For dividend investors, there’s good news … and bad news.
The good news is that, if you’re looking for income, it sure hasn’t been hard to find. As of the second quarter’s end, the percentage of stocks paying dividends in the S&P 500 was sitting at a 15-year high. And zooming in on just the last decade, aggregate dividend payments have doubled overall.
The bad news, though, is that many dividend-paying stocks sport misleading headline yields or unsustainable payouts — hardly the kind of income stock you want to snatch up for the long haul, or as a way to weather the current political menu of a government shutdown for dinner and the debt ceiling crisis for dessert.
With that in mind, we sorted through piles of dividend stocks to find some that do offer sustainable, surefire payouts for loyal shareholders thanks to impressive payout histories and sustainable payout ratios.
Take a look:
Johnson & Johnson
Dividend Yield: 3.02%
Johnson & Johnson (JNJ) isn’t dependable just because it provides everything from Band-Aids to Tylenol to baby shampoo. It also provides shareholders with steady-eddy dividend. Yes, Johnson & Johnson has been paying a dividend since 1944 — a long enough track record to make it a Dependable Dividend stock.
Plus, JNJ boasts a mind-blowing 51 consecutive years of dividend increases, with the payout more than tripling in the past decade alone.
That trend will more than likely continue considering Johnson & Johnson paid out a reasonable $2.40 per in dividends last year — only 47% of its adjusted earnings. Factoring in a recent dividend increase, JNJ is slated to tally a $2.59-per-share annual payout for 2013 — also 47% of the $5.46 per share Johnson & Johnson is slated to earn.
If you want consistency, you got it.
Things look just as promising when you consider cash. JNJ’s payout was just over half of its $4.43 in free cash flow per share for 2012. And the diversified consumer goods giant boasted over $17 billion on its balance sheet in the most recent quarter — a pretty hefty cushion in case waters get rough here or there.
Dividend Yield: 3.31%
If you’re looking to dig up a solid dividend, look no further than oil and gas giant Chevron (CVX). The Dependable Dividend stock has been paying a dividend for an jaw-dropping 101 years, and has increased that payout by over 185% in the past decade alone.
On top of that, you can count on that dividend for the long haul.
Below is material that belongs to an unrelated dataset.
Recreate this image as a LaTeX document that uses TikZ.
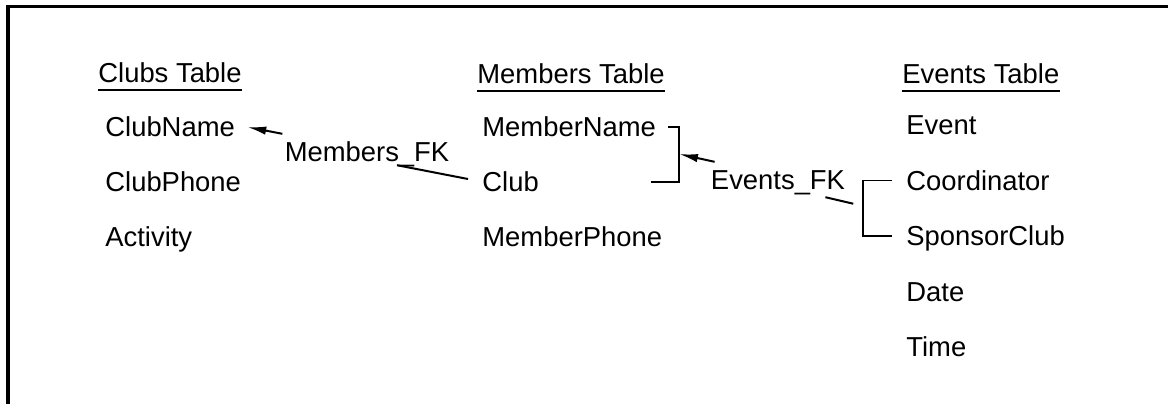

In 2012, Chevron paid out $3.51 per share in dividends — less than 28% of its total adjusted earnings for the year.
Plus, CVX upped its quarterly payout this year — something its done every year since the turn of the century — and that $4-per-share annual payout still looks sustainable, as the company is slated to earn $12.16 for the year.
The one thing to note is that Chevron does have a high payout ratio when you compare its dividend to its free cash flow, as a good chunk of the company’s operating cash goes to capital expenditures — which have been on the way up of late. But there’s still some wiggle room; last year’s dividends took up a manageable 86% of free cash flow, and earnings (and thus FCF) are slated for solid growth of 7% per year over the next half-decade.
And for the cherry on top, Chevron has a huge war chest of cash to dip into if things get a little rocky — and that cash cache has been growing in recent years. At the end of the most recent quarter, the oil and gas giant had more than $20.6 billion in cash and equivalents vs. a mere (relatively speaking, of course) $8 billion back in 2009.
Bank of Montreal
Dividend Yield: 4.23%
Head north of the border and you’ll come across Bank of Montreal (BMO), our final safe income pick. If you were impressed by Chevron’s century of dividend payments, consider this: BMO has been rewarding loyal shareholders since 1829. For perspective, remember that the U.S. was just over 50 years old at that time.
Bank of Montreal also hasn’t been shy about ramping up its payments. Over the past decade, BMO’s dividend has soared 120%, including increases in 2012 and 2013.
Last year’s bump put BMO’s annual payout at $2.82 per share — a reasonable 50%, give or take, of the company’s earnings and free cash flow.
And factoring in the most recent increase — which bumped the quarterly payout to 74 cents per share, good for a yield north of 4% — the dividend looks just as sustainable. Based on expected adjusted earnings, Bank of Montreal will be using only 48% of its earnings to reward shareholders this year, and 46% of its earnings next year.
And that’s only if it doesn’t toss shareholders yet another dividend boost. And such a boost seems likely considering BMO is slated for double-digit earnings growth over the next half-decade — higher than the industry average.
As of this writing, Alyssa Oursler did not hold a position in any of the aforementioned securities.